What began as a personal journey slowly developed into a photographic exploration of more intimate and political themes, becoming a reflection on identity, power, and the right women have to take up space and assert themselves.
The women photographed represent a small portion of a larger group who navigate a city shaped by centuries of Catholic legacy, patriarchal structures, and rigid gender norms. Naples’s history is steeped in immense cultural heritage, religious symbolism, and deep-rooted conservatism. Statues of the Virgin Mary are scattered throughout the city—standing on street corners, peeking from balconies, painted on walls.
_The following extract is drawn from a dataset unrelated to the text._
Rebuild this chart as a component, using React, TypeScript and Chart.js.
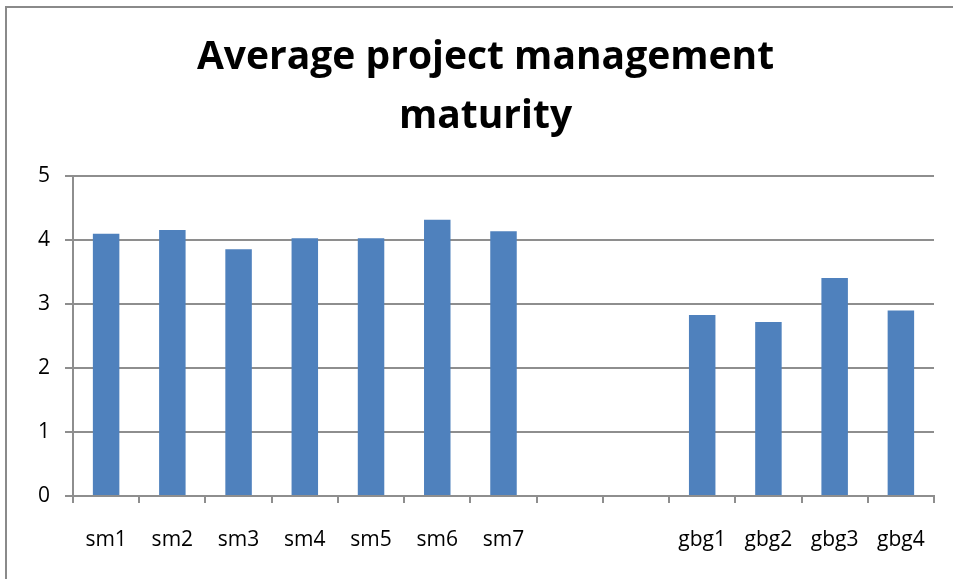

Her image is ever-present and consistent across the cityscape, quietly dictating ideals of purity, sacrifice, and silence.
Beneath this veneer of reverence lies a legacy of repression—a system that has long told women how to behave, what to wear, and when to speak.
It was within the context of these discoveries that I began photographing women from my own community—some close friends, others acquaintances met at parties, in clubs, or through shared spaces. What connected them all was a quiet strength, a refusal to shrink themselves to meet the expectations imposed on them. These portraits are the result of many shared conversations, silent moments, and mutual trust. The images reveal private rituals—women getting ready in their bedrooms, applying makeup in dimly lit bathrooms, listening to music alone, looking at themselves in the mirror. These are scenes rarely witnessed but deeply meaningful—instances where the self is not performed for others, but shaped from within.
In Naples, the street is public, loud, often male. But in the solitude of night, within the walls of their own rooms or the glow of nightclubs, these women create alternate environments—worlds of their own where they reclaim their bodies, their presence, and their sexuality. The act of dressing up, of painting one’s face, of moving through space adorned in color and glitter, becomes more than aesthetic—it becomes a statement. In a city where women have historically been asked to make themselves small, these women claim space. They are not waiting for permission. They are already here.
Fashion, in this context, is not frivolous. It is deeply political. It is how these women assert control over their image, influence how they are perceived, and shape their sense of self on their own terms. Their choices—short skirts, bold eyeliner, glitter on their cheeks—are a refusal to conform to the imposed modesty of religious tradition. They are saying: “I exist. I am not here to make you comfortable. I am here to be acknowledged, as I am.”
The power of these spaces lies in the constant negotiation between societal expectations and personal truth. This book is, above all, a tribute to the women I photograph—women who, through vulnerability, joy, and self-awareness, are carving out new narratives in a place that has long tried to write theirs for them.
Un Mondo Proprio is not only about the individuals captured in these images; it speaks to a wider, often unseen network of women who are actively redefining what it means to live freely in a world that has historically sought to limit them. These portraits are not outliers. They are part of a broader, collective force—one that insists on being recognised.
The images serve as both reflection and revelation. They reflect those who recognise themselves in these gestures and moments, and they reveal a world to those invited to witness it—a world not theirs to define or shape. Above all, this work exists as a space claimed by the women within it: a world of their own, where identity is not granted through approval, but articulated through presence, expression, and autonomy.